Collected material:
============================================================

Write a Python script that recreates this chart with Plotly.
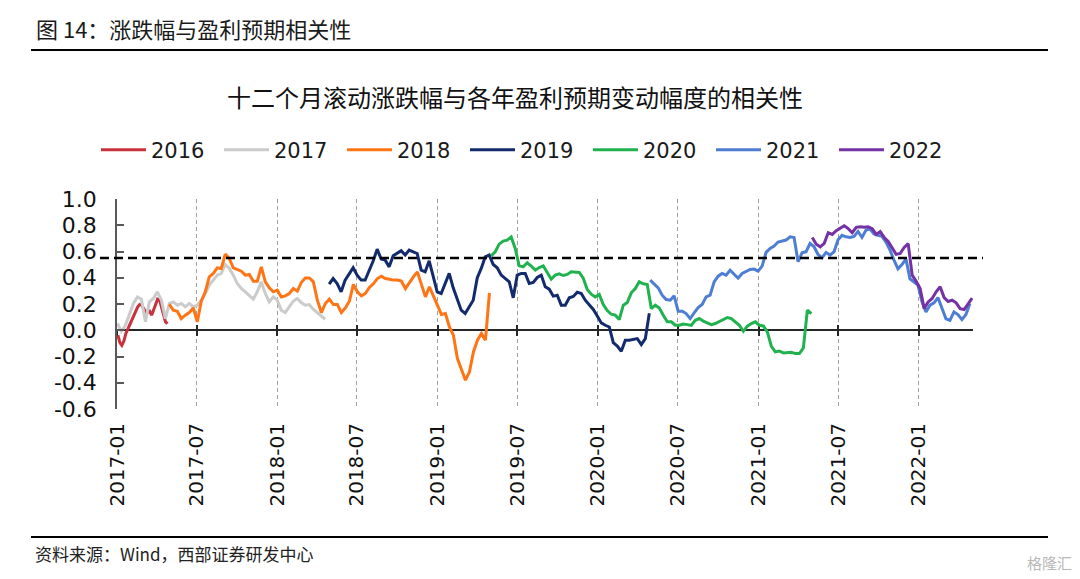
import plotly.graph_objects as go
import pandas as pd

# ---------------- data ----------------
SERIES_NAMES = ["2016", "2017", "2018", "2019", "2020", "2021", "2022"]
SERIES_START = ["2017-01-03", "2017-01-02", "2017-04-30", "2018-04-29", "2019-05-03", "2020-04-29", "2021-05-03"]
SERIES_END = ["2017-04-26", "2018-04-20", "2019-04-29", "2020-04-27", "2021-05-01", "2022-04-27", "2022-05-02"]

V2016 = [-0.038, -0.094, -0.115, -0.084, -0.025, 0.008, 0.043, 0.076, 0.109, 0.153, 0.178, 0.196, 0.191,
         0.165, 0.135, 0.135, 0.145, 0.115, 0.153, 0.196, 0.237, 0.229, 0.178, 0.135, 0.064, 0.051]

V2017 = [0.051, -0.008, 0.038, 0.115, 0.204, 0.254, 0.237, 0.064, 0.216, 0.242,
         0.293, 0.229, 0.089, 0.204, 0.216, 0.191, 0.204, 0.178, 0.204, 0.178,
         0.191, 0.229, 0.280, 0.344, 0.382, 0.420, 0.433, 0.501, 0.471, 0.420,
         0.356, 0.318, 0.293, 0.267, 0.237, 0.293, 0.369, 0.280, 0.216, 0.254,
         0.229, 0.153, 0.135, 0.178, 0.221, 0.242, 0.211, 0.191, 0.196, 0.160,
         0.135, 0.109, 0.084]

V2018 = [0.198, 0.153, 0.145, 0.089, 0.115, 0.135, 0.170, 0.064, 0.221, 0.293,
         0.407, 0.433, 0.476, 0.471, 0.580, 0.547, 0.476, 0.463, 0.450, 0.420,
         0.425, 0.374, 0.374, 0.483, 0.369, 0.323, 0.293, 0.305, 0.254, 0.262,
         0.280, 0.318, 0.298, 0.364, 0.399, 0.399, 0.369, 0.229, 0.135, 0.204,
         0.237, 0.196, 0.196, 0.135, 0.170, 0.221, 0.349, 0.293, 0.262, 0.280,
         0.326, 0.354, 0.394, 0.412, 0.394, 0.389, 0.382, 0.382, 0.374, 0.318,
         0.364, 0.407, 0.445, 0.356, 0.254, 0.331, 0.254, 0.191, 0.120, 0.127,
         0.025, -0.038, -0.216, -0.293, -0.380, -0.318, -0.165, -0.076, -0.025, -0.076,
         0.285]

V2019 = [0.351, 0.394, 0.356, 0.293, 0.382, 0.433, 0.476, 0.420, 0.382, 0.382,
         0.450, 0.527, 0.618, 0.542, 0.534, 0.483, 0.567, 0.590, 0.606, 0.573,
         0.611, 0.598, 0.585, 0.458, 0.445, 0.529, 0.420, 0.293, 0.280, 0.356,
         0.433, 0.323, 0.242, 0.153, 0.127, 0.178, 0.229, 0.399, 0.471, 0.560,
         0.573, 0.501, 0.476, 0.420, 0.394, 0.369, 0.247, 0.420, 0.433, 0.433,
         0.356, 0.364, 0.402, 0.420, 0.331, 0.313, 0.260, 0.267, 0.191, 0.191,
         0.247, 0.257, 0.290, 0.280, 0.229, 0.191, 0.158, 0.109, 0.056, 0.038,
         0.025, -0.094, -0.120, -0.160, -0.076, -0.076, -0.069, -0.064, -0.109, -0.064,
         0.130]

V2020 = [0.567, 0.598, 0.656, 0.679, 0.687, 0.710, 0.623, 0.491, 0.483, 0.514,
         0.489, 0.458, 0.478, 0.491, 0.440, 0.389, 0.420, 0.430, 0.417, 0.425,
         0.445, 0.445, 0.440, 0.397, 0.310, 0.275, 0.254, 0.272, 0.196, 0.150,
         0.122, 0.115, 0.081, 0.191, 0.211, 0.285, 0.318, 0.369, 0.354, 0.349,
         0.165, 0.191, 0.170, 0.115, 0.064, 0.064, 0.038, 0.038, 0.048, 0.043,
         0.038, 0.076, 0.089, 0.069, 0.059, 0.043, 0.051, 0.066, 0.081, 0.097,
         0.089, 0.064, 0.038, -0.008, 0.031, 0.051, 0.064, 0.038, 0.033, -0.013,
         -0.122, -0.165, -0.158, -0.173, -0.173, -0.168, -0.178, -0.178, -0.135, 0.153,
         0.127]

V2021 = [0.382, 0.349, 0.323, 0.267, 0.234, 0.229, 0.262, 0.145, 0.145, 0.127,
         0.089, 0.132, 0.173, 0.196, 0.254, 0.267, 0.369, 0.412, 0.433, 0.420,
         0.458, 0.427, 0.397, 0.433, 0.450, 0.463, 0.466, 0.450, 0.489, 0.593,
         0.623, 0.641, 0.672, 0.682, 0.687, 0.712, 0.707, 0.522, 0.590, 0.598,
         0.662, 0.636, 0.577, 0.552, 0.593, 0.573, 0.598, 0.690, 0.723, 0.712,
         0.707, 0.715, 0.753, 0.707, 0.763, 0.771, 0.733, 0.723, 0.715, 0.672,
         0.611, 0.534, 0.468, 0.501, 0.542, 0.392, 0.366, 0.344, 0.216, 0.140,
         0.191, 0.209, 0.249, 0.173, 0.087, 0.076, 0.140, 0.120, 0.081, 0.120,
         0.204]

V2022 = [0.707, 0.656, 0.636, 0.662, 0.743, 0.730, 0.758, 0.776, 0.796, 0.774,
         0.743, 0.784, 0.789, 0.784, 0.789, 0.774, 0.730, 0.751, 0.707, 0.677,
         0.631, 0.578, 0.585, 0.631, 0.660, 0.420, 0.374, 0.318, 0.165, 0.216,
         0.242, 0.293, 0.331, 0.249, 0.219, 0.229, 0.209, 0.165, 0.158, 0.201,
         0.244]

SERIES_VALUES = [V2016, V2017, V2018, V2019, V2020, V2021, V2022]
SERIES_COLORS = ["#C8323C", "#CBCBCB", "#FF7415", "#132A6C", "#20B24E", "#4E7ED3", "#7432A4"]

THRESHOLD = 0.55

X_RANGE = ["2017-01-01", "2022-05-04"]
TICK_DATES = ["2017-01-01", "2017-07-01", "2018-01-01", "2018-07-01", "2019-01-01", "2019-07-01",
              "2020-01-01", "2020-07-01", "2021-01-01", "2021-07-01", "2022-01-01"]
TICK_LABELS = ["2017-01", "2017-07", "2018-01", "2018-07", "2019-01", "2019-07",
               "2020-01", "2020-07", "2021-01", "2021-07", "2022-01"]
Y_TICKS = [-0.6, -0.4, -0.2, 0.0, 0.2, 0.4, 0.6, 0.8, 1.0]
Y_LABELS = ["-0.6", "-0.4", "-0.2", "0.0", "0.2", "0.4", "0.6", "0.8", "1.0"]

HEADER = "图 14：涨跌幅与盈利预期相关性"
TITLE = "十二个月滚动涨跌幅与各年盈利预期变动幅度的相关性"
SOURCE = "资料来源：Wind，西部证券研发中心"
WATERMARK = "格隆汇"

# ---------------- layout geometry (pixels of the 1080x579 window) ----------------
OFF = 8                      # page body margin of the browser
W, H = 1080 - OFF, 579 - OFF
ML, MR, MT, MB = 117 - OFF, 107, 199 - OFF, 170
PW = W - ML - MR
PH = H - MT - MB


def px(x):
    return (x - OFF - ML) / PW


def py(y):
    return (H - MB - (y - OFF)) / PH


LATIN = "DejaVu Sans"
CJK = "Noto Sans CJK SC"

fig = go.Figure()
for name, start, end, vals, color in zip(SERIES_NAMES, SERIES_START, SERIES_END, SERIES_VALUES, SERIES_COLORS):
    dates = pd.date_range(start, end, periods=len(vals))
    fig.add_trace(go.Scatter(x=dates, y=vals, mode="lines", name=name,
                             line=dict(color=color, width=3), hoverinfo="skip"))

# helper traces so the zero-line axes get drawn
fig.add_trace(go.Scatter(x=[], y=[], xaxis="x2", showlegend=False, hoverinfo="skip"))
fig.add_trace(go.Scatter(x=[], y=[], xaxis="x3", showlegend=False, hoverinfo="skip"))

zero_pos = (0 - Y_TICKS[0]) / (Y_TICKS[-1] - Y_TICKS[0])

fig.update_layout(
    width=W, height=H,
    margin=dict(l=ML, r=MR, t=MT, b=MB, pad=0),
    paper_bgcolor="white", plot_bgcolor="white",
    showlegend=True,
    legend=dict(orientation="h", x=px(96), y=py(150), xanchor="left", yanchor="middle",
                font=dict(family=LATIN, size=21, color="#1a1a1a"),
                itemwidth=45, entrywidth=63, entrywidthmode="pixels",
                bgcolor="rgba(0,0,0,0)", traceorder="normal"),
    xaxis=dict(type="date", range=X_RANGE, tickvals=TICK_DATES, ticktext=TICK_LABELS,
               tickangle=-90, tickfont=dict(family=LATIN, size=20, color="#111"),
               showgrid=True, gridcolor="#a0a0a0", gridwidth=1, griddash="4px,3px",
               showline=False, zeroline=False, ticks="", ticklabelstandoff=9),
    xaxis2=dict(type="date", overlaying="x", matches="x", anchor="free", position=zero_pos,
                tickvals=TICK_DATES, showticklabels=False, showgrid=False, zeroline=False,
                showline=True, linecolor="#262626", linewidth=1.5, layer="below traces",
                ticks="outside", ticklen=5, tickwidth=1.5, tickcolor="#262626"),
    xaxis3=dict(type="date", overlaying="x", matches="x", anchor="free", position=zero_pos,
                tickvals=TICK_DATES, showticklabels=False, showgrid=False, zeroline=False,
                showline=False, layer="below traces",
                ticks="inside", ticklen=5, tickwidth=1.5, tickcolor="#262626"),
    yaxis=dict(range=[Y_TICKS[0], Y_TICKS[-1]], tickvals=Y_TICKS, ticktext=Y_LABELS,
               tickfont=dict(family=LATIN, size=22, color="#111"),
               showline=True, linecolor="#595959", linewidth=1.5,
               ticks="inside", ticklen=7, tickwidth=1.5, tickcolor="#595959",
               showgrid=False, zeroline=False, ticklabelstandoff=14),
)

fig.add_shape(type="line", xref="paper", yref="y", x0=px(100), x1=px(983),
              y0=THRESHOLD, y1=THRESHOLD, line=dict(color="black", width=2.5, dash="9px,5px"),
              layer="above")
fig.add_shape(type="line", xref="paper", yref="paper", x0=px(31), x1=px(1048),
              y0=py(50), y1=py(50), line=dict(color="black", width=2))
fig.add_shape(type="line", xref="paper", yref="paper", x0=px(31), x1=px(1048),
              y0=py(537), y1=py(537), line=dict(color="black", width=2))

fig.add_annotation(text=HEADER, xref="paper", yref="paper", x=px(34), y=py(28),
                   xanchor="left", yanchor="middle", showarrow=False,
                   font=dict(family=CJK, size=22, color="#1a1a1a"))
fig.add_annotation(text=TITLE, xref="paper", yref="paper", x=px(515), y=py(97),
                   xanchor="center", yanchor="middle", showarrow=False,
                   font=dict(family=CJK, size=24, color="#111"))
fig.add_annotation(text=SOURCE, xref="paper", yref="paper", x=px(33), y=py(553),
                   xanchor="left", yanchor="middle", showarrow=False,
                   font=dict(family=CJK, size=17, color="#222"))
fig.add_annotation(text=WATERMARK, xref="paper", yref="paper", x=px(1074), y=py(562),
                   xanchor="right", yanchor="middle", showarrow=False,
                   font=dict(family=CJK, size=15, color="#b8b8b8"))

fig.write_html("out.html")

============================================================

Return nothing but the lines running from the start of the data to the line with "import pandas as pd", please, both ends included and no pictures.

Write a Python script that recreates this chart with Plotly.
import plotly.graph_objects as go
import pandas as pd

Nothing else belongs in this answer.